AM NEW YORK A TALE OF TWO CITIES REVIEW
'Tale of Two Cities' features James Barbour and little else
By Matt Windman
The pre-Broadway buzz surrounding "A Tale of Two Cities" had nothing to do with Charles Dickens. Its lead actor, James Barbour, got caught up in a sticky, scandalous legal quagmire that we'd rather not describe yet again. But regardless of his controversial and criminal past, Barbour is the best asset of this otherwise awful musical.
As Sydney Carton, the drunk, dissolute lawyer who sacrifices his head on the guillotine, Barbour displays matinee idol showmanship and a genuine flair for old-fashioned melodrama. Even if it is not a deep or complex performance, the dark and mysterious presence that he projects is truly winning.
The musical itself, which Jill Santioriello developed over the course of two decades, is no more than a dull, dusty rip-off of "Les Miz." Even the show's lead producers are acting alumni of "Les Miz."
Structurally, Act One is a mad overdose of exposition, multiple storylines and constant movement. Act Two, where the plot narrowly focuses on the fate of Charles Darnay after the French Revolution begins, is far more streamlined and watchable. Meanwhile, every song is vapid and instantly forgettable.

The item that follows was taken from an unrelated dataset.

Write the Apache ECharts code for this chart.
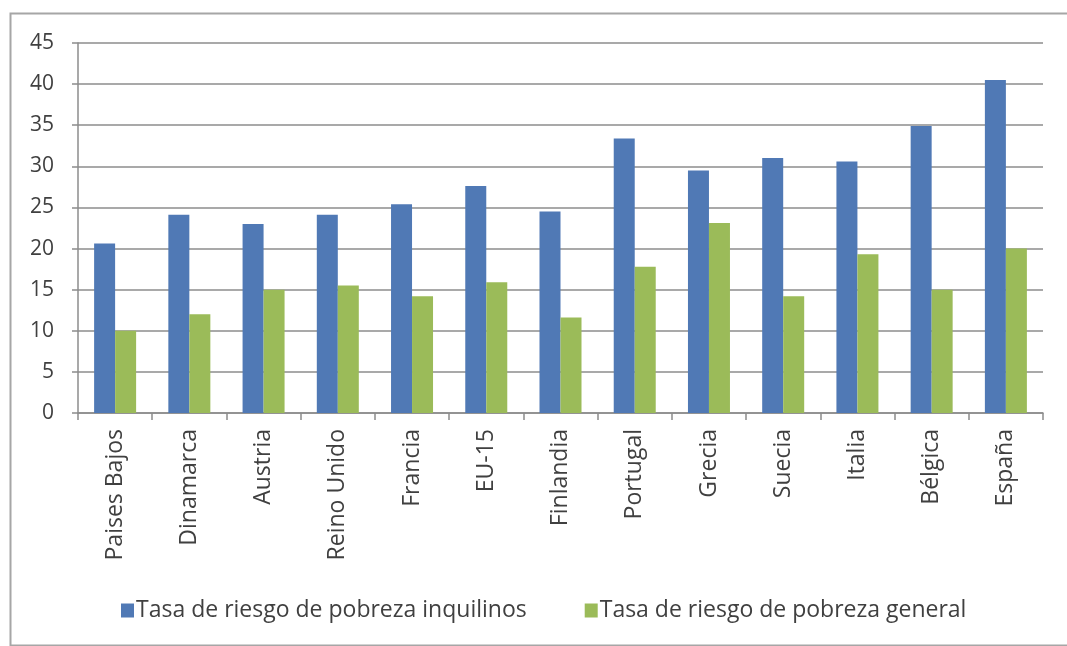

Besides Barbour, no one in the cast makes a lasting impression. Even the talented Aaron Lazar is wasted in the lame, tame role of Darnay. If not much else, Natalie Toro manages to suggest that Madame Defarge is the equivalent of a modern-day terrorist.
On the positive side, Warren Carlyle's staging is fairly competent and the production values are impressive. Tony Walton's set consists of two-story structures that are pulled apart and wheeled across the stage. A giant blade even slices through the backdrop at the end. Had this not been a musical, the show might have actually worked as pure spectacle.
To be frank, clicking your heels and wishing to emulate the success of "Les Miz" and "Oliver" is not acceptable. Ms. Santoriello's songwriting lacks even the empty sizzle of a Frank Wildhorn show like "Jekyll and Hyde. Maybe she needs to work on the show for another two or three decades!